MANDELA, POURSUIVRE LE CHEMIN DE LA LIBERTE
POINT DE VUE - Par Vieux SAVANE
"Je ne doute pas un seul instant que lorsque j'entrerai dans l'éternité, j'aurai le sourire aux lèvres", écrivait Mandela en 1997. Sûr que cette sublime intuition s'est actualisée puisqu'il est certainement heureux là haut, là bas, dans un coin bleu de la nation arc-en-ciel, porté par l'extraordinaire hommage planétaire qui lui a été rendu et que vient de clôturer son inhumation hier, dimanche, dans son village natal de Qunu, auprès de ses parents et de ses trois enfants.
A l'issue d'une cérémonie empreinte d'émotion en présence d'environ 450 invités triés sur le volet parmi lesquels le prince Charles, les anciens Premiers ministres français Lionel Jospin et Alain Juppé, la célèbre présentatrice américaine Oprah Winfrey, les acteurs Forest Whitaker et Idris Elba, qui incarna son personnage dans le récent film tiré de sa vie, Mandela est donc retourné à son éternité, sous un soleil voilé surplombant les paysages venteux du Transkei.

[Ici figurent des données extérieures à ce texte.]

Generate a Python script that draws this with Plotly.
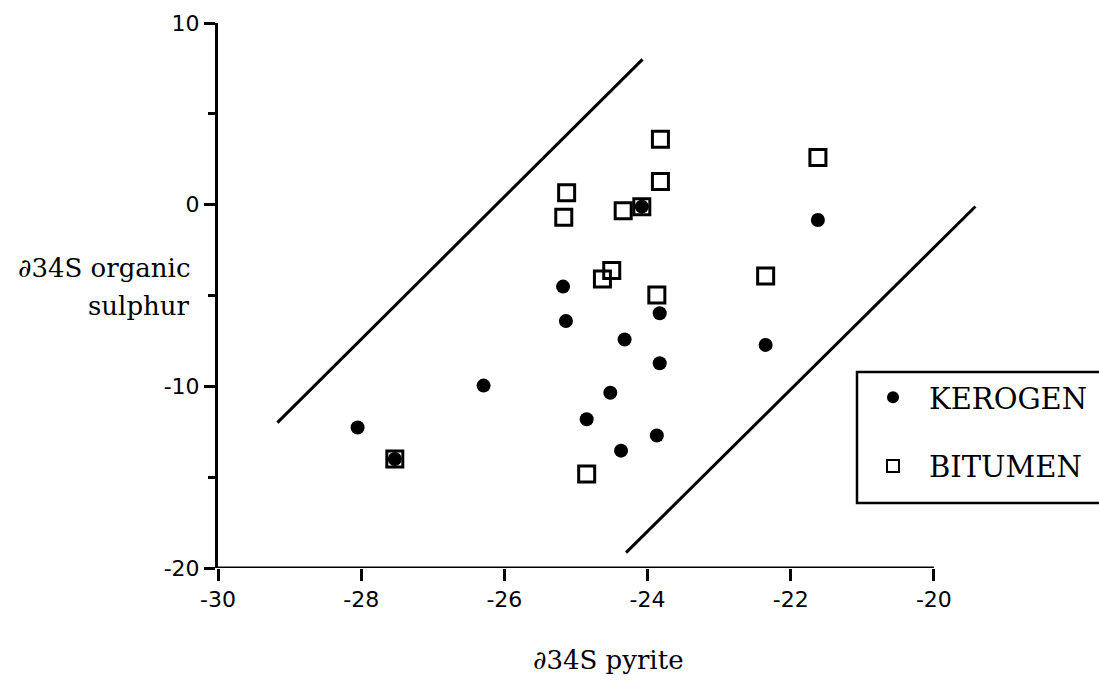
import plotly.graph_objects as go

# Sulphur isotope data: pyrite vs organic sulphur (per mil)
kerogen_x = [-28.05, -27.53, -26.29, -25.18, -25.14, -24.85, -24.52, -24.37,
             -24.32, -24.08, -23.87, -23.83, -23.83, -22.35, -21.62]
kerogen_y = [-12.27, -14.0, -9.96, -4.51, -6.40, -11.81, -10.35, -13.54,
             -7.42, -0.11, -12.71, -5.98, -8.73, -7.72, -0.84]

bitumen_x = [-27.53, -25.17, -25.13, -24.85, -24.63, -24.50, -24.34, -24.08,
             -23.87, -23.82, -23.82, -22.35, -21.62]
bitumen_y = [-14.0, -0.69, 0.66, -14.82, -4.09, -3.63, -0.33, -0.11,
             -4.97, 1.27, 3.60, -3.92, 2.59]

# Envelope lines bounding the data field
upper_x = [-29.17, -24.07]
upper_y = [-12.0, 8.0]
lower_x = [-24.30, -19.42]
lower_y = [-19.15, -0.1]

x_ticks = [-30, -28, -26, -24, -22, -20]
x_ticklabels = ["-30", "-28", "-26", "-24", "-22", "-20"]
y_ticks = [-20, -10, 0, 10]
y_ticklabels = ["-20", "-10", "0", "10"]

SERIF = "DejaVu Serif"
SANS = "DejaVu Sans"

W, H = 1099, 687
ML, MR, MT, MB = 218, 115, 23, 119
PW = W - ML - MR
PH = H - MT - MB


def px_x(p):
    return (p - ML) / PW


def px_y(p):
    return (H - MB - p) / PH


fig = go.Figure()

for lx, ly in ((upper_x, upper_y), (lower_x, lower_y)):
    fig.add_trace(go.Scatter(
        x=lx, y=ly, mode="lines",
        line=dict(color="black", width=3),
        showlegend=False, hoverinfo="skip",
    ))

fig.add_trace(go.Scatter(
    x=kerogen_x, y=kerogen_y, mode="markers", name="KEROGEN",
    legendgroup="k",
    marker=dict(symbol="circle", size=14, color="black"),
))
fig.add_trace(go.Scatter(
    x=bitumen_x, y=bitumen_y, mode="markers", name="BITUMEN",
    legendgroup="b",
    marker=dict(symbol="square-open", size=16, color="black",
                line=dict(color="black", width=3)),
))

# x axis baseline stops at -20 while the plot range runs a little further
fig.add_shape(type="line", xref="x", yref="y", x0=-30, x1=-20, y0=-20, y1=-20,
              line=dict(color="black", width=3))

# legend frame, running off the right edge of the page
fig.add_shape(type="rect", xref="paper", yref="paper",
              x0=px_x(857), x1=px_x(1112), y0=px_y(503), y1=px_y(372),
              line=dict(color="black", width=2.5), fillcolor="white", layer="below")

fig.add_annotation(text="∂34S organic", xref="paper", yref="paper",
                   x=px_x(192), y=px_y(268), xanchor="right", yanchor="middle",
                   showarrow=False, font=dict(family=SERIF, size=26, color="black"))
fig.add_annotation(text="sulphur", xref="paper", yref="paper",
                   x=px_x(192), y=px_y(306), xanchor="right", yanchor="middle",
                   showarrow=False, font=dict(family=SERIF, size=26, color="black"))
fig.add_annotation(text="∂34S pyrite", xref="paper", yref="paper",
                   x=px_x(608), y=px_y(660), xanchor="center", yanchor="middle",
                   showarrow=False, font=dict(family=SERIF, size=26, color="black"))

fig.update_layout(
    width=W, height=H,
    margin=dict(l=ML, r=MR, t=MT, b=MB, autoexpand=False),
    paper_bgcolor="white", plot_bgcolor="rgba(0,0,0,0)",
    showlegend=True,
    legend=dict(
        x=px_x(857), y=px_y(372), xanchor="left", yanchor="top",
        borderwidth=0, bgcolor="rgba(0,0,0,0)",
        font=dict(family=SERIF, size=29, color="black"),
        tracegroupgap=28, itemwidth=62, itemsizing="constant",
    ),
    xaxis=dict(
        range=[-30, -19.3], showgrid=False, zeroline=False, showline=False,
        tickmode="array", tickvals=x_ticks, ticktext=x_ticklabels,
        ticks="outside", ticklen=12, tickwidth=2.5, tickcolor="black",
        tickfont=dict(family=SANS, size=22, color="black"),
    ),
    yaxis=dict(
        range=[-20, 10], showgrid=False, zeroline=False,
        showline=True, linecolor="black", linewidth=3,
        tickmode="array", tickvals=y_ticks, ticktext=y_ticklabels,
        ticks="outside", ticklen=11, tickwidth=2.5, tickcolor="black",
        tickfont=dict(family=SANS, size=22, color="black"),
        minor=dict(tickmode="array", tickvals=[-15, -5, 5], ticks="outside",
                   ticklen=7, tickwidth=2.5, tickcolor="black"),
    ),
)

fig.write_html("out.html")
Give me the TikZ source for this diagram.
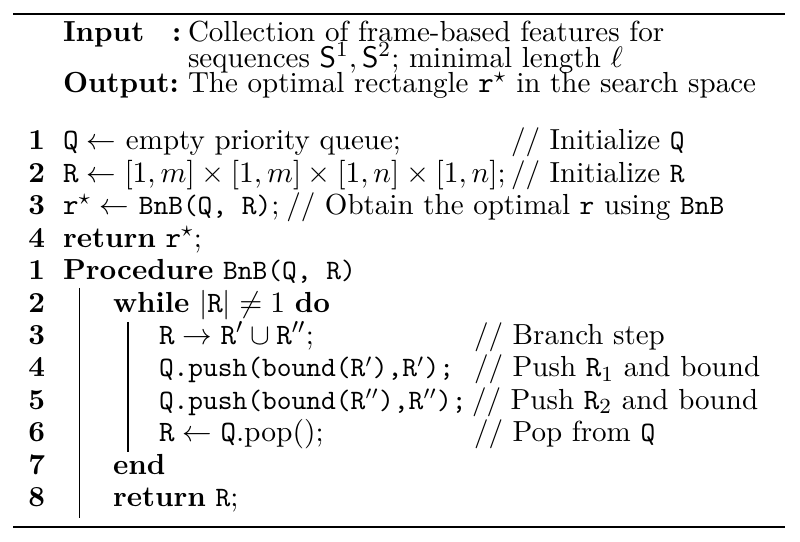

Et nous étions nombreux, à des milliers de kilomètres de là, à voir et à entendre en direct, à travers la magie de la télévision, les poignants témoignages qui avaient auparavant ponctué la cérémonie d'hommage avec notamment l'émouvant adieu prononcé par Ahmed Kathrada, son vieil ami et camarade de détention à la prison de Robben Island . "J'avais vu à l'hôpital un homme impuissant et réduit à l'ombre de lui-même et l'inévitable s'est produit", a-t-il raconté d'une voix chevrotante. Et en guise de dernier adieu à son frère et mentor, il n'a pu s'empêcher de confier son désarroi : " Ma vie est face à un vide et je ne sais plus vers qui me tourner."
L'une des petites-filles du défunt, Nandi Mandela, s'est par contre appesantie sur les qualités humaines de son grand-père qui a pu leur donner une présence affectueuse qui a manqué à sa progéniture, happé qu'il était par les exigences de la lutte contre l'apartheid. Ainsi a-t-elle observé : « Il préférait les histoires qui lui permettaient de se moquer de lui-même , mais il était aussi un grand-père strict, attaché à la discipline, qui nous préparait à la vie ».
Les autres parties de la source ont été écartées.